+++ Information supplied
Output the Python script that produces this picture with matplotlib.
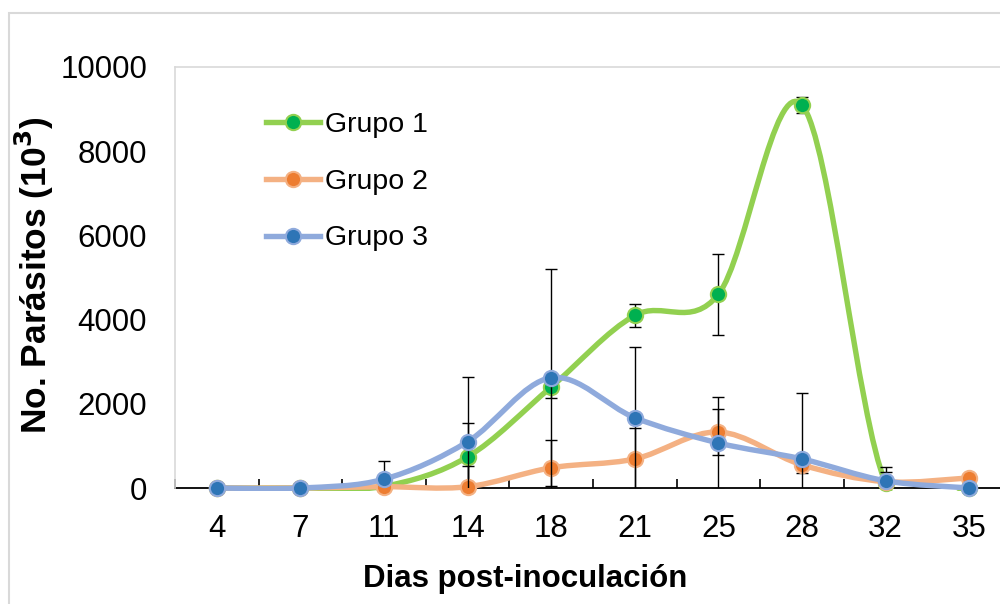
import matplotlib
matplotlib.use("Agg")
import matplotlib.pyplot as plt
import numpy as np
from matplotlib.path import Path
from matplotlib.patches import PathPatch, Rectangle
from matplotlib.lines import Line2D

plt.rcParams['font.family'] = ['Liberation Sans', 'DejaVu Sans']

# data (values in 10^3 parasites)
days = ['4', '7', '11', '14', '18', '21', '25', '28', '32', '35']
names = ['Grupo 1', 'Grupo 2', 'Grupo 3']
g1 = [0, 0, 40, 740, 2400, 4100, 4600, 9100, 120, 0]
g1_err = [0, 0, 0, 810, 260, 270, 960, 190, 0, 0]
g2 = [0, 0, 30, 30, 480, 690, 1330, 550, 150, 240]
g2_err = [0, 0, 0, 490, 650, 740, 550, 190, 230, 0]
g3 = [0, 0, 210, 1100, 2620, 1670, 1070, 690, 170, 0]
g3_err = [0, 0, 430, 1540, 2580, 1690, 1100, 1570, 330, 0]

line_cols = ['#92D050', '#F4B183', '#8FAADC']
mark_cols = ['#00B050', '#ED7D31', '#2E75B6']


def smooth_path(x, y):
    """Excel-like smoothed line: cubic bezier through every point,
    control points at 1/6 of the neighbour difference."""
    p = np.column_stack([x, y]).astype(float)
    n = len(p)
    verts = [p[0]]
    codes = [Path.MOVETO]
    for i in range(n - 1):
        p0 = p[max(i - 1, 0)]
        p1 = p[i]
        p2 = p[i + 1]
        p3 = p[min(i + 2, n - 1)]
        c1 = p1 + (p2 - p0) / 6.0
        c2 = p2 - (p3 - p1) / 6.0
        verts += [c1, c2, p2]
        codes += [Path.CURVE4] * 3
    return Path(verts, codes)


fig = plt.figure(figsize=(10, 6.04), dpi=100)
ax = fig.add_axes([0.175, (604 - 488) / 604, 0.836, (488 - 67) / 604])

# clip box a bit below the axis so lines sitting on zero keep their width
clip = Rectangle((-0.05, -0.008), 1.1, 1.05, transform=ax.transAxes,
                 facecolor='none', edgecolor='none')
ax.add_patch(clip)
clip.set_visible(False)

x = np.arange(len(days))
series = [(g1, g1_err), (g2, g2_err), (g3, g3_err)]
handles = []
for k, (vals, errs) in enumerate(series):
    vals = np.array(vals, float)
    errs = np.array(errs, float)
    m = errs > 0
    ax.errorbar(x[m], vals[m], yerr=errs[m], fmt='none', ecolor='black',
                elinewidth=1.0, capsize=4.3, capthick=1.0, zorder=2 + k)
    patch = PathPatch(smooth_path(x, vals), facecolor='none',
                      edgecolor=line_cols[k], lw=3.9, capstyle='round',
                      joinstyle='round', zorder=2.2 + k)
    ax.add_patch(patch)
    patch.set_clip_path(clip)
    ax.plot(x, vals, 'o', markersize=11, markerfacecolor=mark_cols[k],
            markeredgecolor=line_cols[k], markeredgewidth=1.5,
            clip_on=False, zorder=2.4 + k)
    handles.append(Line2D([], [], color=line_cols[k], lw=3.9, marker='o',
                          markersize=11, markerfacecolor=mark_cols[k],
                          markeredgecolor=line_cols[k], markeredgewidth=1.5))

ax.set_xlim(-0.5, len(days) - 0.5)
ax.set_ylim(0, 10000)
ax.set_xticks(x)
ax.set_xticklabels(days)
ax.set_xticks(np.arange(-0.5, len(days)), minor=True)
ax.tick_params(axis='x', which='major', length=0, pad=19, labelsize=22.5)
ax.tick_params(axis='x', which='minor', direction='in', length=6.5,
               width=1.2, color='black')
ax.set_yticks(np.arange(0, 10001, 2000))
ax.tick_params(axis='y', length=0, pad=20, labelsize=22.5)

for s in ['left', 'top', 'right']:
    ax.spines[s].set_color('#D9D9D9')
    ax.spines[s].set_linewidth(1.2)
ax.spines['bottom'].set_color('black')
ax.spines['bottom'].set_linewidth(1.3)
ax.spines['bottom'].set_zorder(1.5)

ax.legend(handles, names, loc='upper left', frameon=False, fontsize=20.5,
          bbox_to_anchor=(266 / 1000, (604 - 112) / 604),
          bbox_transform=fig.transFigure, borderpad=0, borderaxespad=0,
          handlelength=1.9, handletextpad=0.18, labelspacing=1.08)

fig.text(47 / 1000, 1 - 275 / 604, 'No. Parásitos (10$^{\\mathbf{3}}$)',
         rotation=90, rotation_mode='anchor', ha='center', va='baseline',
         fontsize=25.5, fontweight='bold')
fig.text(525 / 1000, 1 - 587 / 604, 'Dias post-inoculación',
         ha='center', va='baseline', fontsize=22.5, fontweight='bold')

# outer chart frame (cropped on the right and bottom)
fig.add_artist(Rectangle((8.5 / 1000, -0.5), 2, 0.5 + 1 - 13 / 604,
                         transform=fig.transFigure, facecolor='none',
                         edgecolor='#D9D9D9', lw=1.5))

fig.savefig('out.png', dpi=100)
++++++
Transcribe exactly, with no pictures, the lines running from the first line of the material through the line holding "plt.rcParams['font.family'] = ['Liberation".

Output the Python script that produces this picture with matplotlib.
import matplotlib
matplotlib.use("Agg")
import matplotlib.pyplot as plt
import numpy as np
from matplotlib.path import Path
from matplotlib.patches import PathPatch, Rectangle
from matplotlib.lines import Line2D

plt.rcParams['font.family'] = ['Liberation Sans', 'DejaVu Sans']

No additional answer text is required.